= Magnus Colcord Heurlin =

American artist

Magnus Colcord "Rusty" Heurlin (July 5, 1895 – March 10, 1986) was a Swedish-American artist best known for his pastel palette and depictions of Alaskan landscapes.

==Background==
Magnus Colcord Heurlin was born in Christianstad, Skåne County, Sweden. He was the son of Berndt Felix Heurlin and Sophie Björklund. He was raised at the house at 2 Nichols Street in Wakefield, Massachusetts after the family returned to the U.S. from Sweden in 1896. He attended art classes conducted by Harold Matthews Brett at the Fenway School of Illustration in Boston, Massachusetts.

==Career==
Heurlin first came to Alaska in 1916, to Valdez, traveling aboard the SS Northwestern from Seattle, Washington. He later moved to Utqiagvik where he lived and painted, concentrating on the Inupiat, creating many works depicting whaling and hunting. He joined the U.S. Navy in 1917 and left the territory during World War I, serving in France. Because of his extensive knowledge of armaments he attained a job as Admiral Plunkett's orderly in the naval railroad batteries.
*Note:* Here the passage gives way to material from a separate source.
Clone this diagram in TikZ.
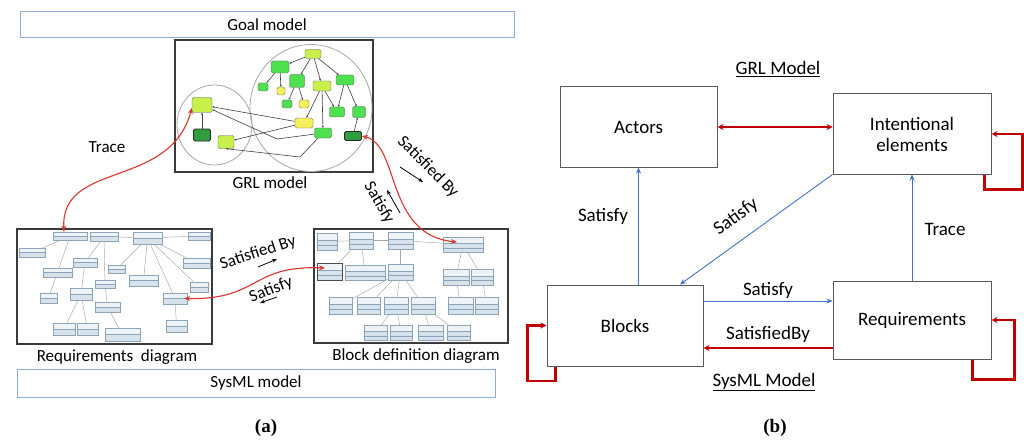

After the war, Heurlin lived for many years in Westport, Connecticut, where he began his professional art career as an illustrator for magazines published in New York City. In the early 1930s he was selected as an artist for the WPA Arts Project in Westport's public school buildings. He returned to Alaska around 1935, and moved outside Fairbanks to the gold mining village of Ester with his wife, Anne Downer Severin (d. 1971). The artist worked on the gold dredges near Ester for the Fairbanks Exploration (FE) Company at the Independence Mine. In 1942 Heurlin became an officer in the Alaska Territorial Guard which was organized to protect Alaska from Japanese invasion. After World War II he returned to his cabin in Ester, where he resided until his death at age 90.

Heurlin taught the first art classes at the University of Alaska Fairbanks in the 1950s, and received an honorary doctorate from the university in 1971. He was also named to Alaska's 49ers Hall of Fame. Heurlin was known for his pastel palette and luminous skies, and influenced many later Alaska artists, such as Fred Machetanz.